- **Problem description**
Set the listing down unchanged, minus every embedded image.

---------- Information provided ----------

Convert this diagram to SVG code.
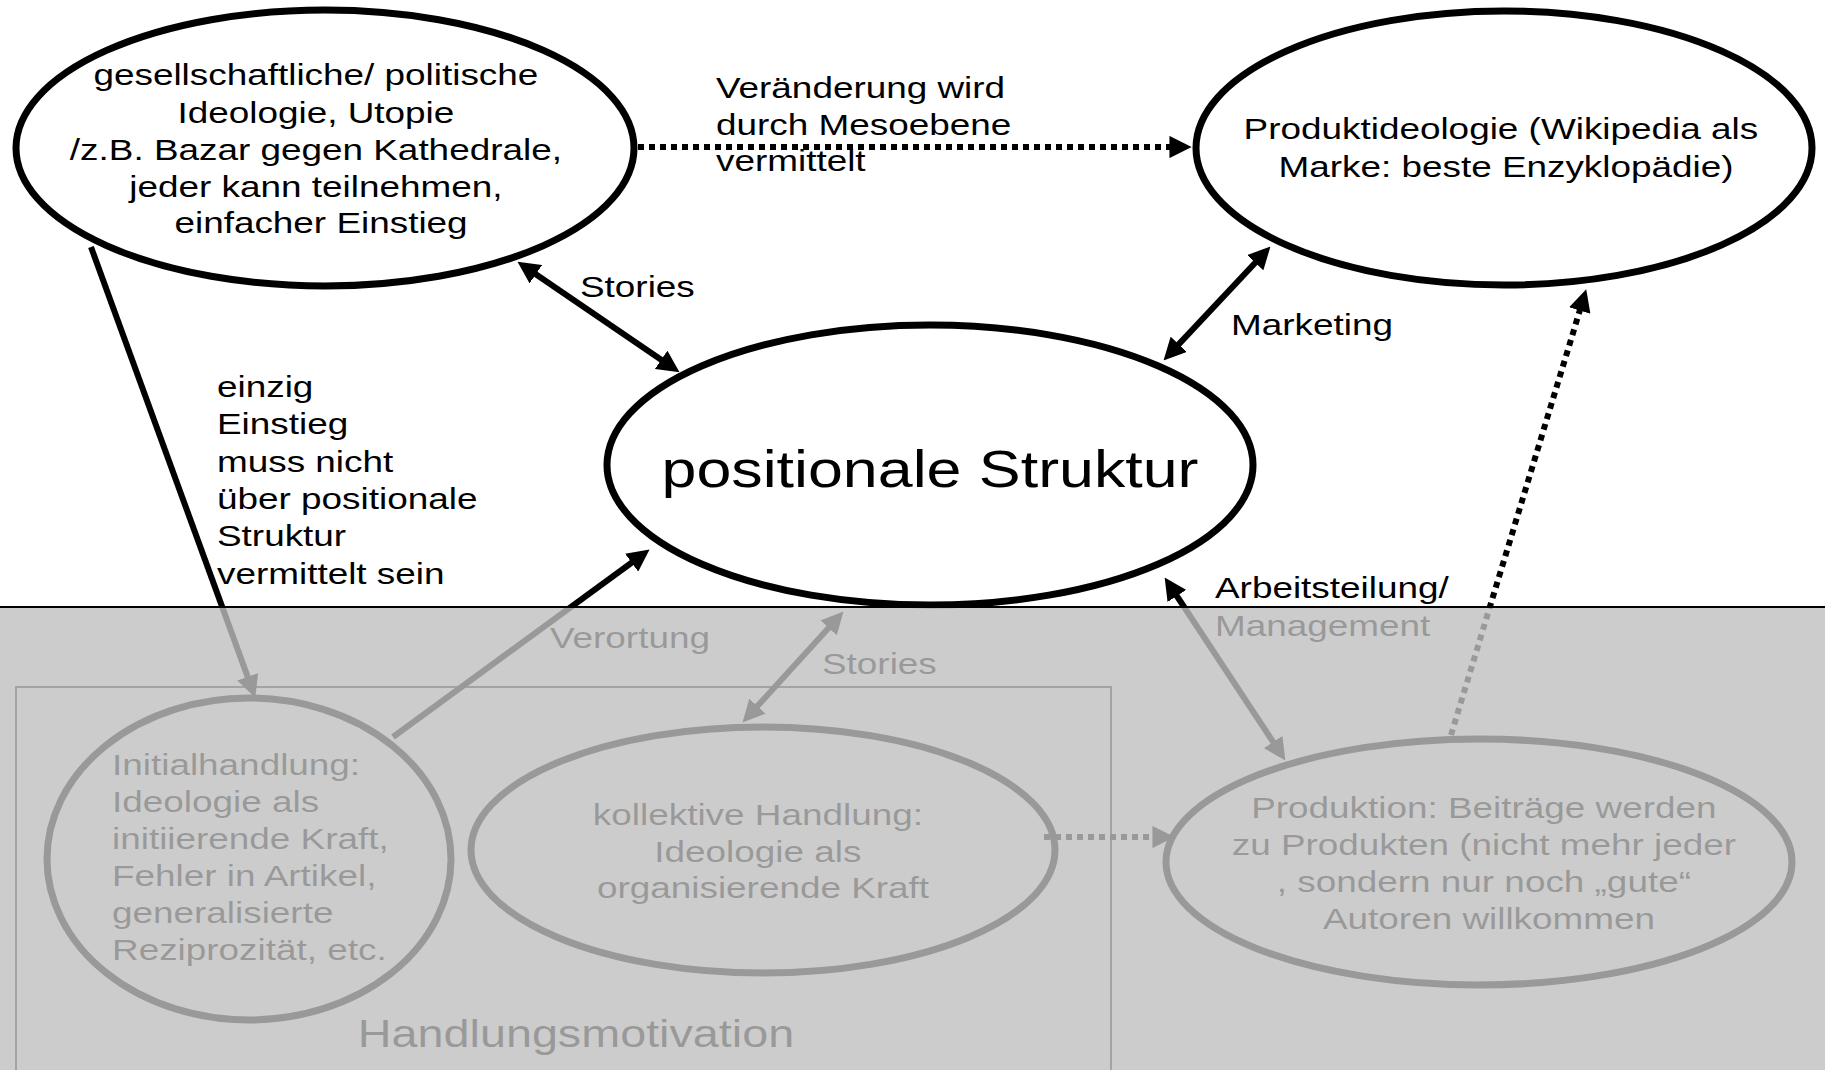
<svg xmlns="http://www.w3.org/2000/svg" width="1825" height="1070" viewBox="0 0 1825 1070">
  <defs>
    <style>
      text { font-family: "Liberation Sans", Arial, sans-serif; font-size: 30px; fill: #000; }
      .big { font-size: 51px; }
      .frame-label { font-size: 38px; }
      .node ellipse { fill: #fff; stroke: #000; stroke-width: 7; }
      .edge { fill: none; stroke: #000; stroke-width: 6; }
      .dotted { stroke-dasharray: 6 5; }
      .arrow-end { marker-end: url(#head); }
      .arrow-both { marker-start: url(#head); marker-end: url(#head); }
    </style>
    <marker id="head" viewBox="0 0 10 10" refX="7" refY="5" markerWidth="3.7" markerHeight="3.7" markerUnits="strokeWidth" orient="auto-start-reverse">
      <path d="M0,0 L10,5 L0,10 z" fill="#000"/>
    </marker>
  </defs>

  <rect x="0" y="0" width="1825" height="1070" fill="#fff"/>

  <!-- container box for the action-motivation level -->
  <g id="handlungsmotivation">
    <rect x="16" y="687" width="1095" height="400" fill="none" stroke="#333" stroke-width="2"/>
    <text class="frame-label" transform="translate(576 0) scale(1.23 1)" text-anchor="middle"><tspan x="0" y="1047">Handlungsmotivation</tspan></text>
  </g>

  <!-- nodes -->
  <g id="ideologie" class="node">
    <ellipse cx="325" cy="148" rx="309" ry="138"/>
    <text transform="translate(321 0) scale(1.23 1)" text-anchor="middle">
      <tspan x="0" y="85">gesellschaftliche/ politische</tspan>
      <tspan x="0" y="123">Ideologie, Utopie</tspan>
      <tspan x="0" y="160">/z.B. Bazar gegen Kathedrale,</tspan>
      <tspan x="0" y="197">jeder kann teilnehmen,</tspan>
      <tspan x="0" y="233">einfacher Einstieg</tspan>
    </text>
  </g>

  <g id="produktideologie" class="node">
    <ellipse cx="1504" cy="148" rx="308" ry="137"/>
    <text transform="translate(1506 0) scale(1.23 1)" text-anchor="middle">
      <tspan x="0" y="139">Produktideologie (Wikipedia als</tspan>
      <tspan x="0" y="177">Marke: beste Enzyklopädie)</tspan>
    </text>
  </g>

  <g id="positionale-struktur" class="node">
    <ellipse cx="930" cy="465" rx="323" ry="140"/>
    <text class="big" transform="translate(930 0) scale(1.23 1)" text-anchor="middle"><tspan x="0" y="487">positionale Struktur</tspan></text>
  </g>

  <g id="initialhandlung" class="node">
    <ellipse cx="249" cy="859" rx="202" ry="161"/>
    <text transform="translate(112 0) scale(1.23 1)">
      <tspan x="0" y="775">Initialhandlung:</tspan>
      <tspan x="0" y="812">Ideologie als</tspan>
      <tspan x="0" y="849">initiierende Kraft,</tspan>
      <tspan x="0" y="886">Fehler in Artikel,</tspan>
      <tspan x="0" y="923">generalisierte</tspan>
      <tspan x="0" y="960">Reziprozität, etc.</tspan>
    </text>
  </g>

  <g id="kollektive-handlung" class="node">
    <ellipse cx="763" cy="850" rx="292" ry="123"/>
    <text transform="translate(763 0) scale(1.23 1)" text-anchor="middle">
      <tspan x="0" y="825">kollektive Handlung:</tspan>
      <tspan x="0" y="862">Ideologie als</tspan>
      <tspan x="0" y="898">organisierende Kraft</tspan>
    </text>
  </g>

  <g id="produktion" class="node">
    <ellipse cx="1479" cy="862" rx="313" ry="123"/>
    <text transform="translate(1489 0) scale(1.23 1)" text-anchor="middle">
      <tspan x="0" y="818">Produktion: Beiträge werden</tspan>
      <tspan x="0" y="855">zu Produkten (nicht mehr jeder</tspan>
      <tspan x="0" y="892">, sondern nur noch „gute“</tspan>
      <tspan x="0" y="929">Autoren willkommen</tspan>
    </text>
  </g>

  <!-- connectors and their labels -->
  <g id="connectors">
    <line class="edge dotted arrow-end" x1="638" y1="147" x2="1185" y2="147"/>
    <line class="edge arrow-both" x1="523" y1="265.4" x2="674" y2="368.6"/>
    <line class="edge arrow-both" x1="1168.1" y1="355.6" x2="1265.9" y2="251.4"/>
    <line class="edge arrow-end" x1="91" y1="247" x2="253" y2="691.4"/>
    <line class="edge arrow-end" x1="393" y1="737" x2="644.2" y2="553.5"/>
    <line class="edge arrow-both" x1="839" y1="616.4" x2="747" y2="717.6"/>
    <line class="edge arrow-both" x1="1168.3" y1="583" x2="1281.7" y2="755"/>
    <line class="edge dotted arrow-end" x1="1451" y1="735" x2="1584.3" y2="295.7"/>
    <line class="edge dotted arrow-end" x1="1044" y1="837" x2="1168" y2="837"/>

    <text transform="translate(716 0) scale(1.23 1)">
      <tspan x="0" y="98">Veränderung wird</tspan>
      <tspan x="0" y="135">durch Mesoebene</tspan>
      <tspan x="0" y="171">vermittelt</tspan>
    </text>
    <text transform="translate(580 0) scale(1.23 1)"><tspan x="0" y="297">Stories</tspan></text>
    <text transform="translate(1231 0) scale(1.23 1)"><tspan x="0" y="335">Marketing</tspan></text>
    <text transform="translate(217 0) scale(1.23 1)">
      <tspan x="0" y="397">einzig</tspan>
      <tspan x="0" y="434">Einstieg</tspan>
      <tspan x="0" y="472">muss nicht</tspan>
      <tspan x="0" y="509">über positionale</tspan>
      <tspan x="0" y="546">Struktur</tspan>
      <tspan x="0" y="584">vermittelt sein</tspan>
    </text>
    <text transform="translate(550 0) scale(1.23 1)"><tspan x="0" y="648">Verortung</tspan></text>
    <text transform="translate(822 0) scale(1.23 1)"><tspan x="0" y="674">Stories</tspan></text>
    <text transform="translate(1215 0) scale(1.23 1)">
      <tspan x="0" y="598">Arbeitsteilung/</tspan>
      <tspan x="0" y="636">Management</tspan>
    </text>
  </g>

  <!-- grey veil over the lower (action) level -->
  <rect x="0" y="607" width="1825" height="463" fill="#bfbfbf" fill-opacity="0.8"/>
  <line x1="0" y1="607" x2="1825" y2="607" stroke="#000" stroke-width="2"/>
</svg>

----------

- **Final answer**
Convert this diagram to SVG code.
<svg xmlns="http://www.w3.org/2000/svg" width="1825" height="1070" viewBox="0 0 1825 1070">
  <defs>
    <style>
      text { font-family: "Liberation Sans", Arial, sans-serif; font-size: 30px; fill: #000; }
      .big { font-size: 51px; }
      .frame-label { font-size: 38px; }
      .node ellipse { fill: #fff; stroke: #000; stroke-width: 7; }
      .edge { fill: none; stroke: #000; stroke-width: 6; }
      .dotted { stroke-dasharray: 6 5; }
      .arrow-end { marker-end: url(#head); }
      .arrow-both { marker-start: url(#head); marker-end: url(#head); }
    </style>
    <marker id="head" viewBox="0 0 10 10" refX="7" refY="5" markerWidth="3.7" markerHeight="3.7" markerUnits="strokeWidth" orient="auto-start-reverse">
      <path d="M0,0 L10,5 L0,10 z" fill="#000"/>
    </marker>
  </defs>

  <rect x="0" y="0" width="1825" height="1070" fill="#fff"/>

  <!-- container box for the action-motivation level -->
  <g id="handlungsmotivation">
    <rect x="16" y="687" width="1095" height="400" fill="none" stroke="#333" stroke-width="2"/>
    <text class="frame-label" transform="translate(576 0) scale(1.23 1)" text-anchor="middle"><tspan x="0" y="1047">Handlungsmotivation</tspan></text>
  </g>

  <!-- nodes -->
  <g id="ideologie" class="node">
    <ellipse cx="325" cy="148" rx="309" ry="138"/>
    <text transform="translate(321 0) scale(1.23 1)" text-anchor="middle">
      <tspan x="0" y="85">gesellschaftliche/ politische</tspan>
      <tspan x="0" y="123">Ideologie, Utopie</tspan>
      <tspan x="0" y="160">/z.B. Bazar gegen Kathedrale,</tspan>
      <tspan x="0" y="197">jeder kann teilnehmen,</tspan>
      <tspan x="0" y="233">einfacher Einstieg</tspan>
    </text>
  </g>

  <g id="produktideologie" class="node">
    <ellipse cx="1504" cy="148" rx="308" ry="137"/>
    <text transform="translate(1506 0) scale(1.23 1)" text-anchor="middle">
      <tspan x="0" y="139">Produktideologie (Wikipedia als</tspan>
      <tspan x="0" y="177">Marke: beste Enzyklopädie)</tspan>
    </text>
  </g>

  <g id="positionale-struktur" class="node">
    <ellipse cx="930" cy="465" rx="323" ry="140"/>
    <text class="big" transform="translate(930 0) scale(1.23 1)" text-anchor="middle"><tspan x="0" y="487">positionale Struktur</tspan></text>
  </g>

  <g id="initialhandlung" class="node">
    <ellipse cx="249" cy="859" rx="202" ry="161"/>
    <text transform="translate(112 0) scale(1.23 1)">
      <tspan x="0" y="775">Initialhandlung:</tspan>
      <tspan x="0" y="812">Ideologie als</tspan>
      <tspan x="0" y="849">initiierende Kraft,</tspan>
      <tspan x="0" y="886">Fehler in Artikel,</tspan>
      <tspan x="0" y="923">generalisierte</tspan>
      <tspan x="0" y="960">Reziprozität, etc.</tspan>
    </text>
  </g>

  <g id="kollektive-handlung" class="node">
    <ellipse cx="763" cy="850" rx="292" ry="123"/>
    <text transform="translate(763 0) scale(1.23 1)" text-anchor="middle">
      <tspan x="0" y="825">kollektive Handlung:</tspan>
      <tspan x="0" y="862">Ideologie als</tspan>
      <tspan x="0" y="898">organisierende Kraft</tspan>
    </text>
  </g>

  <g id="produktion" class="node">
    <ellipse cx="1479" cy="862" rx="313" ry="123"/>
    <text transform="translate(1489 0) scale(1.23 1)" text-anchor="middle">
      <tspan x="0" y="818">Produktion: Beiträge werden</tspan>
      <tspan x="0" y="855">zu Produkten (nicht mehr jeder</tspan>
      <tspan x="0" y="892">, sondern nur noch „gute“</tspan>
      <tspan x="0" y="929">Autoren willkommen</tspan>
    </text>
  </g>

  <!-- connectors and their labels -->
  <g id="connectors">
    <line class="edge dotted arrow-end" x1="638" y1="147" x2="1185" y2="147"/>
    <line class="edge arrow-both" x1="523" y1="265.4" x2="674" y2="368.6"/>
    <line class="edge arrow-both" x1="1168.1" y1="355.6" x2="1265.9" y2="251.4"/>
    <line class="edge arrow-end" x1="91" y1="247" x2="253" y2="691.4"/>
    <line class="edge arrow-end" x1="393" y1="737" x2="644.2" y2="553.5"/>
    <line class="edge arrow-both" x1="839" y1="616.4" x2="747" y2="717.6"/>
    <line class="edge arrow-both" x1="1168.3" y1="583" x2="1281.7" y2="755"/>
    <line class="edge dotted arrow-end" x1="1451" y1="735" x2="1584.3" y2="295.7"/>
    <line class="edge dotted arrow-end" x1="1044" y1="837" x2="1168" y2="837"/>

    <text transform="translate(716 0) scale(1.23 1)">
      <tspan x="0" y="98">Veränderung wird</tspan>
      <tspan x="0" y="135">durch Mesoebene</tspan>
      <tspan x="0" y="171">vermittelt</tspan>
    </text>
    <text transform="translate(580 0) scale(1.23 1)"><tspan x="0" y="297">Stories</tspan></text>
    <text transform="translate(1231 0) scale(1.23 1)"><tspan x="0" y="335">Marketing</tspan></text>
    <text transform="translate(217 0) scale(1.23 1)">
      <tspan x="0" y="397">einzig</tspan>
      <tspan x="0" y="434">Einstieg</tspan>
      <tspan x="0" y="472">muss nicht</tspan>
      <tspan x="0" y="509">über positionale</tspan>
      <tspan x="0" y="546">Struktur</tspan>
      <tspan x="0" y="584">vermittelt sein</tspan>
    </text>
    <text transform="translate(550 0) scale(1.23 1)"><tspan x="0" y="648">Verortung</tspan></text>
    <text transform="translate(822 0) scale(1.23 1)"><tspan x="0" y="674">Stories</tspan></text>
    <text transform="translate(1215 0) scale(1.23 1)">
      <tspan x="0" y="598">Arbeitsteilung/</tspan>
      <tspan x="0" y="636">Management</tspan>
    </text>
  </g>

  <!-- grey veil over the lower (action) level -->
  <rect x="0" y="607" width="1825" height="463" fill="#bfbfbf" fill-opacity="0.8"/>
  <line x1="0" y1="607" x2="1825" y2="607" stroke="#000" stroke-width="2"/>
</svg>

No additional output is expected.